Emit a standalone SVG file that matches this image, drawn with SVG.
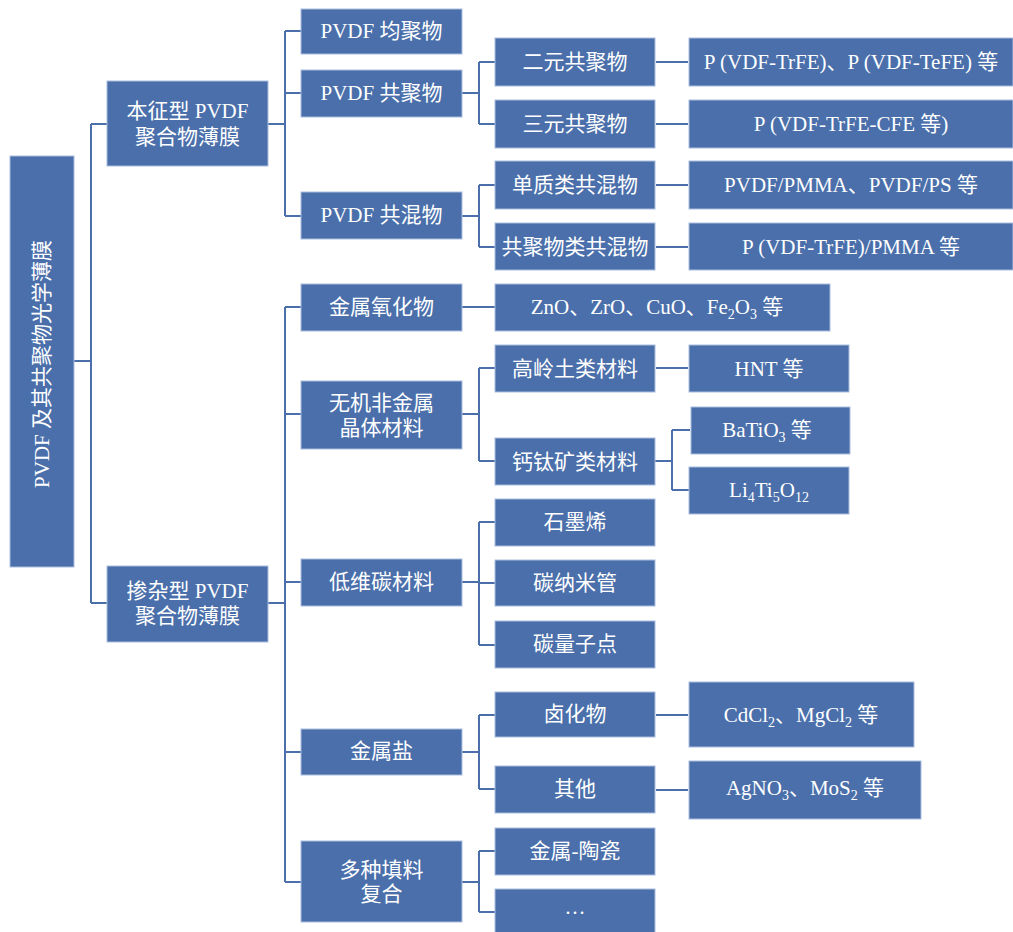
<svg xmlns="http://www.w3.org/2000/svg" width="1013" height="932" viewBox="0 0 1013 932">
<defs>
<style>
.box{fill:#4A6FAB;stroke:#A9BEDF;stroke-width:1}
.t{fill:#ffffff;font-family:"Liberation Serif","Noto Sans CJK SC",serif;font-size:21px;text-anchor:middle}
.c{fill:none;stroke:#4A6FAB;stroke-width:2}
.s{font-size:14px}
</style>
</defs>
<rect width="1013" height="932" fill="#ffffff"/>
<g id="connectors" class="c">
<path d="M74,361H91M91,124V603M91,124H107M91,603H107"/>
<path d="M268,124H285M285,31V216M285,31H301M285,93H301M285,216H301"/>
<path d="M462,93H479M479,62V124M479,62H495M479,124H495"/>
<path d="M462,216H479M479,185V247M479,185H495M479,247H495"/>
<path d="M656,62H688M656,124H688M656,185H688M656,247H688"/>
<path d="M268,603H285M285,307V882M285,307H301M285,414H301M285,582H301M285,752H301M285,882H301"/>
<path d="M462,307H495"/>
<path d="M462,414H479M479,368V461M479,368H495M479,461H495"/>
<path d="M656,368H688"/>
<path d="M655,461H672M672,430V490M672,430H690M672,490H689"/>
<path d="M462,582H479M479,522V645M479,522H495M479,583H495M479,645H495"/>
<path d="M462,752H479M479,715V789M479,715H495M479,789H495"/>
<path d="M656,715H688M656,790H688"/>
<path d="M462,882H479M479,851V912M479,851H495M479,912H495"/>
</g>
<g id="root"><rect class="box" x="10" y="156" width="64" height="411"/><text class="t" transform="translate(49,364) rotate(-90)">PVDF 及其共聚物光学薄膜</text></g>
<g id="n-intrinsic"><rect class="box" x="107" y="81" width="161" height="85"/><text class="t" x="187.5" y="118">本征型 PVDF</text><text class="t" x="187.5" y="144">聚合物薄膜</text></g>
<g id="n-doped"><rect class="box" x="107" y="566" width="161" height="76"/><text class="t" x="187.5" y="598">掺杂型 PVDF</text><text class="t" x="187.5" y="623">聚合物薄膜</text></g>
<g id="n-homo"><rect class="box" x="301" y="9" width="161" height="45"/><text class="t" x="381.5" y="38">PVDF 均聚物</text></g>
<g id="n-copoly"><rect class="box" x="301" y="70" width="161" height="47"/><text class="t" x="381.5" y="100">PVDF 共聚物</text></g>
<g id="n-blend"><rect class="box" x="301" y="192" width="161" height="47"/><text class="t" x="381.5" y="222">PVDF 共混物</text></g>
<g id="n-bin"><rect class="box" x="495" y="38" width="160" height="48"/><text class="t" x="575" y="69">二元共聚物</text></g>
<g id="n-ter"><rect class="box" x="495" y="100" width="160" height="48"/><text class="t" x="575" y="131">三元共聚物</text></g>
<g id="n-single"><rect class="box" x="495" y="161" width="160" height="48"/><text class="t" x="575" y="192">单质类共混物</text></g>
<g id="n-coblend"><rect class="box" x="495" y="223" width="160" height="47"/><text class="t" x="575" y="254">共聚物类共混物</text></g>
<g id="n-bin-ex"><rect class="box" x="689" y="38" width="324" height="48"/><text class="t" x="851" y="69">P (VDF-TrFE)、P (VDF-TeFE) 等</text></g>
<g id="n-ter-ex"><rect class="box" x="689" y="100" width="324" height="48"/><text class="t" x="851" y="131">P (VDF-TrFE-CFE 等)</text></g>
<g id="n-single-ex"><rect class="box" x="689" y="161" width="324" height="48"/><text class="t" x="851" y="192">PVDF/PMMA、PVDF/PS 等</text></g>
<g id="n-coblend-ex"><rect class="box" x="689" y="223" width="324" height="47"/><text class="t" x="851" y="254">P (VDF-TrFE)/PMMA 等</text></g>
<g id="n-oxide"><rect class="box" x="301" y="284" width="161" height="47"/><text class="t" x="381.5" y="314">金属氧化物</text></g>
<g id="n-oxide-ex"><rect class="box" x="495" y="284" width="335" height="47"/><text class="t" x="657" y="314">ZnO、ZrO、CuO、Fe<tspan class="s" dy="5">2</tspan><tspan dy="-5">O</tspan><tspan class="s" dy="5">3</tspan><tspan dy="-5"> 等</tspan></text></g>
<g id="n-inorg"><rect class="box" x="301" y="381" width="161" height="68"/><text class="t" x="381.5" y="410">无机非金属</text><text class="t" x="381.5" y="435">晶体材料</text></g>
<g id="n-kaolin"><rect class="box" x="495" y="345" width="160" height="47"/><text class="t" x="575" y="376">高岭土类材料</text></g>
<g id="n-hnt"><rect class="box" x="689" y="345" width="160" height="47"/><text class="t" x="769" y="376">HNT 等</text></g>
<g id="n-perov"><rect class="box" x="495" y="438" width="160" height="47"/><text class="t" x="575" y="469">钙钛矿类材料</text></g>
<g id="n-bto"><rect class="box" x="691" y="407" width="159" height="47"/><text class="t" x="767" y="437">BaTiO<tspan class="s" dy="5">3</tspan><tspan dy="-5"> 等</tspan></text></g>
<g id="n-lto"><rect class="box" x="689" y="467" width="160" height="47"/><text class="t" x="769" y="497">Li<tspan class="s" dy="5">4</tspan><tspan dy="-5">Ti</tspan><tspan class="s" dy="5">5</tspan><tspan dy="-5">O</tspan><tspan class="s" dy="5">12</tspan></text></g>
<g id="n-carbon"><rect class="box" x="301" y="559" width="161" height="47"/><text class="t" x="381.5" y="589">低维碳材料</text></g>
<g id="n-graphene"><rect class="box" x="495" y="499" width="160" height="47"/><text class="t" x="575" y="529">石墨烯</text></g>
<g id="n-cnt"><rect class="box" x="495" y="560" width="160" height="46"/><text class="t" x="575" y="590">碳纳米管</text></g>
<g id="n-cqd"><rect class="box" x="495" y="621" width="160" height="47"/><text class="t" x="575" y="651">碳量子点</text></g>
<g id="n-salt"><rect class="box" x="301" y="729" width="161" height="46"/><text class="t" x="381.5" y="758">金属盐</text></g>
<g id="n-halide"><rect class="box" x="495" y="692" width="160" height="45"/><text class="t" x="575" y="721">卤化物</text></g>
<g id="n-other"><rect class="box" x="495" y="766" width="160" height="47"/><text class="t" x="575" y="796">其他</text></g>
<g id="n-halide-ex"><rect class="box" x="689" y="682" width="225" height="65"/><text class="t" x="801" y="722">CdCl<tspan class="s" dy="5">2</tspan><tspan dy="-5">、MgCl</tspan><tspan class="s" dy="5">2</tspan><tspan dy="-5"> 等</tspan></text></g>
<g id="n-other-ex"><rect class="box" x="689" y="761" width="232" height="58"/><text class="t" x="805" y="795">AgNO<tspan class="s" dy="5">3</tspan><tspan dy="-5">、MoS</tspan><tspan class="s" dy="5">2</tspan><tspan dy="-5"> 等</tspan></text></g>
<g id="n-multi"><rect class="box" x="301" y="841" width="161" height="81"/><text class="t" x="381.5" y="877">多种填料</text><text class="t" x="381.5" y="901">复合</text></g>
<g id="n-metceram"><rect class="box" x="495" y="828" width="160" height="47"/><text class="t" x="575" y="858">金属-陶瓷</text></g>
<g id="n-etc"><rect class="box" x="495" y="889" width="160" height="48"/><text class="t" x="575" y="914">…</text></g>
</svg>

- - -

Written task: Word for word, quote the lines above. Omit the pictures.

Result for this task:
Emit a standalone SVG file that matches this image, drawn with SVG.
<svg xmlns="http://www.w3.org/2000/svg" width="1013" height="932" viewBox="0 0 1013 932">
<defs>
<style>
.box{fill:#4A6FAB;stroke:#A9BEDF;stroke-width:1}
.t{fill:#ffffff;font-family:"Liberation Serif","Noto Sans CJK SC",serif;font-size:21px;text-anchor:middle}
.c{fill:none;stroke:#4A6FAB;stroke-width:2}
.s{font-size:14px}
</style>
</defs>
<rect width="1013" height="932" fill="#ffffff"/>
<g id="connectors" class="c">
<path d="M74,361H91M91,124V603M91,124H107M91,603H107"/>
<path d="M268,124H285M285,31V216M285,31H301M285,93H301M285,216H301"/>
<path d="M462,93H479M479,62V124M479,62H495M479,124H495"/>
<path d="M462,216H479M479,185V247M479,185H495M479,247H495"/>
<path d="M656,62H688M656,124H688M656,185H688M656,247H688"/>
<path d="M268,603H285M285,307V882M285,307H301M285,414H301M285,582H301M285,752H301M285,882H301"/>
<path d="M462,307H495"/>
<path d="M462,414H479M479,368V461M479,368H495M479,461H495"/>
<path d="M656,368H688"/>
<path d="M655,461H672M672,430V490M672,430H690M672,490H689"/>
<path d="M462,582H479M479,522V645M479,522H495M479,583H495M479,645H495"/>
<path d="M462,752H479M479,715V789M479,715H495M479,789H495"/>
<path d="M656,715H688M656,790H688"/>
<path d="M462,882H479M479,851V912M479,851H495M479,912H495"/>
</g>
<g id="root"><rect class="box" x="10" y="156" width="64" height="411"/><text class="t" transform="translate(49,364) rotate(-90)">PVDF 及其共聚物光学薄膜</text></g>
<g id="n-intrinsic"><rect class="box" x="107" y="81" width="161" height="85"/><text class="t" x="187.5" y="118">本征型 PVDF</text><text class="t" x="187.5" y="144">聚合物薄膜</text></g>
<g id="n-doped"><rect class="box" x="107" y="566" width="161" height="76"/><text class="t" x="187.5" y="598">掺杂型 PVDF</text><text class="t" x="187.5" y="623">聚合物薄膜</text></g>
<g id="n-homo"><rect class="box" x="301" y="9" width="161" height="45"/><text class="t" x="381.5" y="38">PVDF 均聚物</text></g>
<g id="n-copoly"><rect class="box" x="301" y="70" width="161" height="47"/><text class="t" x="381.5" y="100">PVDF 共聚物</text></g>
<g id="n-blend"><rect class="box" x="301" y="192" width="161" height="47"/><text class="t" x="381.5" y="222">PVDF 共混物</text></g>
<g id="n-bin"><rect class="box" x="495" y="38" width="160" height="48"/><text class="t" x="575" y="69">二元共聚物</text></g>
<g id="n-ter"><rect class="box" x="495" y="100" width="160" height="48"/><text class="t" x="575" y="131">三元共聚物</text></g>
<g id="n-single"><rect class="box" x="495" y="161" width="160" height="48"/><text class="t" x="575" y="192">单质类共混物</text></g>
<g id="n-coblend"><rect class="box" x="495" y="223" width="160" height="47"/><text class="t" x="575" y="254">共聚物类共混物</text></g>
<g id="n-bin-ex"><rect class="box" x="689" y="38" width="324" height="48"/><text class="t" x="851" y="69">P (VDF-TrFE)、P (VDF-TeFE) 等</text></g>
<g id="n-ter-ex"><rect class="box" x="689" y="100" width="324" height="48"/><text class="t" x="851" y="131">P (VDF-TrFE-CFE 等)</text></g>
<g id="n-single-ex"><rect class="box" x="689" y="161" width="324" height="48"/><text class="t" x="851" y="192">PVDF/PMMA、PVDF/PS 等</text></g>
<g id="n-coblend-ex"><rect class="box" x="689" y="223" width="324" height="47"/><text class="t" x="851" y="254">P (VDF-TrFE)/PMMA 等</text></g>
<g id="n-oxide"><rect class="box" x="301" y="284" width="161" height="47"/><text class="t" x="381.5" y="314">金属氧化物</text></g>
<g id="n-oxide-ex"><rect class="box" x="495" y="284" width="335" height="47"/><text class="t" x="657" y="314">ZnO、ZrO、CuO、Fe<tspan class="s" dy="5">2</tspan><tspan dy="-5">O</tspan><tspan class="s" dy="5">3</tspan><tspan dy="-5"> 等</tspan></text></g>
<g id="n-inorg"><rect class="box" x="301" y="381" width="161" height="68"/><text class="t" x="381.5" y="410">无机非金属</text><text class="t" x="381.5" y="435">晶体材料</text></g>
<g id="n-kaolin"><rect class="box" x="495" y="345" width="160" height="47"/><text class="t" x="575" y="376">高岭土类材料</text></g>
<g id="n-hnt"><rect class="box" x="689" y="345" width="160" height="47"/><text class="t" x="769" y="376">HNT 等</text></g>
<g id="n-perov"><rect class="box" x="495" y="438" width="160" height="47"/><text class="t" x="575" y="469">钙钛矿类材料</text></g>
<g id="n-bto"><rect class="box" x="691" y="407" width="159" height="47"/><text class="t" x="767" y="437">BaTiO<tspan class="s" dy="5">3</tspan><tspan dy="-5"> 等</tspan></text></g>
<g id="n-lto"><rect class="box" x="689" y="467" width="160" height="47"/><text class="t" x="769" y="497">Li<tspan class="s" dy="5">4</tspan><tspan dy="-5">Ti</tspan><tspan class="s" dy="5">5</tspan><tspan dy="-5">O</tspan><tspan class="s" dy="5">12</tspan></text></g>
<g id="n-carbon"><rect class="box" x="301" y="559" width="161" height="47"/><text class="t" x="381.5" y="589">低维碳材料</text></g>
<g id="n-graphene"><rect class="box" x="495" y="499" width="160" height="47"/><text class="t" x="575" y="529">石墨烯</text></g>
<g id="n-cnt"><rect class="box" x="495" y="560" width="160" height="46"/><text class="t" x="575" y="590">碳纳米管</text></g>
<g id="n-cqd"><rect class="box" x="495" y="621" width="160" height="47"/><text class="t" x="575" y="651">碳量子点</text></g>
<g id="n-salt"><rect class="box" x="301" y="729" width="161" height="46"/><text class="t" x="381.5" y="758">金属盐</text></g>
<g id="n-halide"><rect class="box" x="495" y="692" width="160" height="45"/><text class="t" x="575" y="721">卤化物</text></g>
<g id="n-other"><rect class="box" x="495" y="766" width="160" height="47"/><text class="t" x="575" y="796">其他</text></g>
<g id="n-halide-ex"><rect class="box" x="689" y="682" width="225" height="65"/><text class="t" x="801" y="722">CdCl<tspan class="s" dy="5">2</tspan><tspan dy="-5">、MgCl</tspan><tspan class="s" dy="5">2</tspan><tspan dy="-5"> 等</tspan></text></g>
<g id="n-other-ex"><rect class="box" x="689" y="761" width="232" height="58"/><text class="t" x="805" y="795">AgNO<tspan class="s" dy="5">3</tspan><tspan dy="-5">、MoS</tspan><tspan class="s" dy="5">2</tspan><tspan dy="-5"> 等</tspan></text></g>
<g id="n-multi"><rect class="box" x="301" y="841" width="161" height="81"/><text class="t" x="381.5" y="877">多种填料</text><text class="t" x="381.5" y="901">复合</text></g>
<g id="n-metceram"><rect class="box" x="495" y="828" width="160" height="47"/><text class="t" x="575" y="858">金属-陶瓷</text></g>
<g id="n-etc"><rect class="box" x="495" y="889" width="160" height="48"/><text class="t" x="575" y="914">…</text></g>
</svg>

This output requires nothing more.